U.S. markets careened at the open, with all major indexes slumping 2 percent or more. Around 11:30 a.m., the Dow Jones industrial average had recovered some ground but remained down 580 points, or 1.7 percent. The broader S&P 500 index had also clawed back some but remained down about 1 percent. The tech-heavy Nasdaq briefly entered a bear market before reversing course and falling flat.

Though the Russian incursion is just beginning, signals Thursday — including strikes across Ukraine — suggested a wide-ranging military offensive that would trigger deep sanctions from the United States and European Union, hurting not just the Russian economy, but the whole world’s. Consumers around the globe are already facing widespread price increases tied to raging inflation and troubled energy markets, and now pains are likely to grow more acute.

Russia is a dominant natural gas and oil exporter, particularly to Europe, and some of its supply transits via pipeline across Ukraine. The price of Brent crude, the global benchmark, shot up 7.9 percent to nearly $101.50 a barrel — the first time it’s been in the triple digits since 2014 — while U.S. oil jumped 8.3 percent to $99.70.

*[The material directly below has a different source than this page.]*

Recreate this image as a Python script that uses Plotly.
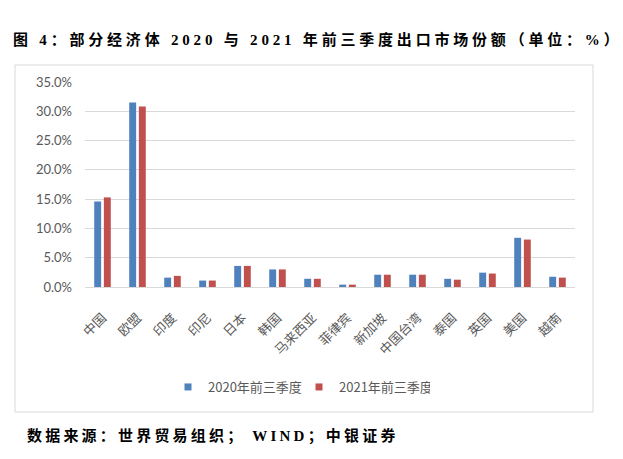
import plotly.graph_objects as go

categories = ["中国", "欧盟", "印度", "印尼", "日本", "韩国", "马来西亚", "菲律宾",
              "新加坡", "中国台湾", "泰国", "英国", "美国", "越南"]
share_2020 = [14.6, 31.5, 1.6, 1.1, 3.6, 3.0, 1.4, 0.4, 2.1, 2.1, 1.4, 2.45, 8.4, 1.75]
share_2021 = [15.3, 30.8, 1.9, 1.1, 3.6, 3.0, 1.4, 0.4, 2.1, 2.1, 1.25, 2.3, 8.1, 1.6]
series_names = ["2020年前三季度", "2021年前三季度"]
series_colors = ["#4f81bd", "#c0504d"]
y_ticks = [0, 5, 10, 15, 20, 25, 30, 35]
y_tick_labels = [f"{v:.1f}%" for v in y_ticks]
title_text = "图 4：部分经济体 2020 与 2021 年前三季度出口市场份额（单位：%）"
source_text = "数据来源：世界贸易组织； WIND；中银证券"

W, H = 623, 459
L, R, T, B = 85, 575, 82, 287

def px(x):
    return (x - L) / (R - L)

def py(y):
    return (B - y) / (B - T)

fig = go.Figure()
for vals, name, col in zip([share_2020, share_2021], series_names, series_colors):
    fig.add_trace(go.Bar(x=categories, y=vals, name=name, showlegend=False,
                         marker=dict(color=col, line=dict(width=0))))
for name, col in zip(series_names, series_colors):
    fig.add_trace(go.Scatter(x=[None], y=[None], mode="markers", name=name,
                             marker=dict(symbol="square", size=7, color=col)))

serif_cjk = "Liberation Serif, Noto Sans CJK SC"

fig.update_layout(
    width=W, height=H,
    margin=dict(l=L, r=W - R, t=T, b=H - B, pad=0),
    paper_bgcolor="white", plot_bgcolor="white",
    barmode="group", bargap=0.45, bargroupgap=0.28,
    showlegend=True,
    legend=dict(orientation="h", x=px(168), xanchor="left", y=py(387), yanchor="middle",
                font=dict(family="Noto Sans CJK SC", size=13, color="#595959"),
                itemwidth=30, traceorder="normal", entrywidth=86),
    font=dict(family="Noto Sans CJK SC"),
    xaxis=dict(tickangle=-45, tickfont=dict(family="Noto Sans CJK SC", size=13, color="#595959"),
               showline=True, linecolor="#d9d9d9", linewidth=1, ticks="", showgrid=False,
               ticklabelstandoff=17),
    yaxis=dict(range=[0, 35], tickvals=y_ticks, ticktext=y_tick_labels,
               tickfont=dict(family="Lato", size=13, color="#595959"),
               showgrid=True, gridcolor="#d9d9d9", gridwidth=1, zeroline=False,
               showline=False, ticks="", ticklabelstandoff=12),
    shapes=[dict(type="rect", xref="paper", yref="paper",
                 x0=px(15), x1=px(593), y0=py(412), y1=py(65),
                 line=dict(color="#d9d9d9", width=1), fillcolor="rgba(0,0,0,0)", layer="below")],
    annotations=[
        dict(text=f"<b><span style='letter-spacing:3.8px'>{title_text}</span></b>",
             xref="paper", yref="paper", x=px(11), y=py(39), xanchor="left", yanchor="middle",
             showarrow=False, font=dict(family=serif_cjk, size=15, color="black")),
        dict(text=f"<b><span style='letter-spacing:3.2px'>{source_text}</span></b>",
             xref="paper", yref="paper", x=px(25), y=py(436), xanchor="left", yanchor="middle",
             showarrow=False, font=dict(family=serif_cjk, size=15, color="black")),
    ],
)

fig.write_html("out.html", config={"displayModeBar": False},
               post_script="document.body.style.margin='0';")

The national average for a gallon of gasoline on Thursday was $3.54 according to AAA, up from $3.33 just a month ago. A year ago, when demand was still largely flattened by the pandemic, the national average was just $2.66.

Russia has warned that Americans will fully feel the “consequences” of sanctions President Biden announced earlier this week. Biden has acknowledged that the crisis could lead to higher gasoline prices, while U.S. businesses have been warned to prepare for possible cyberattacks. Biden said that more “severe sanctions” will be announced Thursday in the wake of the invasion.

“The bigger the conflict gets, the larger the impact to global energy supply will be, the larger the drag on the European economy, and the larger the potential drag on U.S. exports and consumption spending will be,” Bill Adams, chief economist for Comerica Bank, said Thursday in comments emailed to The Post.

Markets loathe uncertainty, and the attack is arriving at a moment when the global economy is already wrestling with pandemic-related challenges in the form of soaring inflation, chaotic supply chains and labor shortages.

Investors fled to safer assets, sending the yield on the 10-Year U.S. Treasury note sharply lower to 1.865 percent. Bond yields move inversely to prices.

Gold — a Russian export and an investor safe haven — soared nearly 3 percent to trade around $1965 per troy ounce. Benchmark prices of aluminum, nickel, wheat and corn (other exports from Russia and Ukraine) also soared to multiyear highs.

For all the immediate financial reaction Thursday, no country absorbed greater losses than those in Russia, whose major stock market index nosedived some 45 percent in the early hours Thursday, hitting its lowest level since 2016. Trading was briefly suspended amid the free-fall. The ruble slumped to its weakest point in at least the past 10 years, giving Russians less spending power when they go abroad.

Oil prices have risen more than 40 percent since December, influenced in part by speculation that Putin might launch an attack as Russia amassed troops on three sides of Ukraine.

After Russia’s 2014 invasion of Crimea, Europe’s dependence on Russian energy held the bloc back from enforcing certain both-sides-suffer sanctions. But European leaders this time are likely to agree that a more severe response is necessary, and they are drawing up plans to wean themselves from dependence on Russian oil and gas.

That includes, most immediately, shelving the Nord Stream 2 gas pipeline between Germany and Russia. But any new energy strategy is certain to take years — and will come at a massive taxpayer expense.

An analysis last week from Barclays, the British bank, noted that Europe would struggle to “substitute large quantities of Russian oil and gas with alternative energy sources in other countries, especially in a short period of time.” The bank’s analysis said this could lead to rationing, higher prices, and ultimately cut into GDP growth.

Some of those concerns were evident in Thursday’s stock market, where Germany’s DAX index fell even more sharply than most, sliding 4.5 percent by midday. The index has lost more than 14 percent of its value since early January. Europe’s benchmark Stoxx 600 index declined 3.3 percent.

European Commission Ursula von der Leyen said the 27-nation bloc would convene later Thursday to discuss new sanctions. The measures, she said, would weaken Russia’s economic base and its “capacity to modernize” by freezing the country’s assets in the E.U. and stopping its access to the European financial market.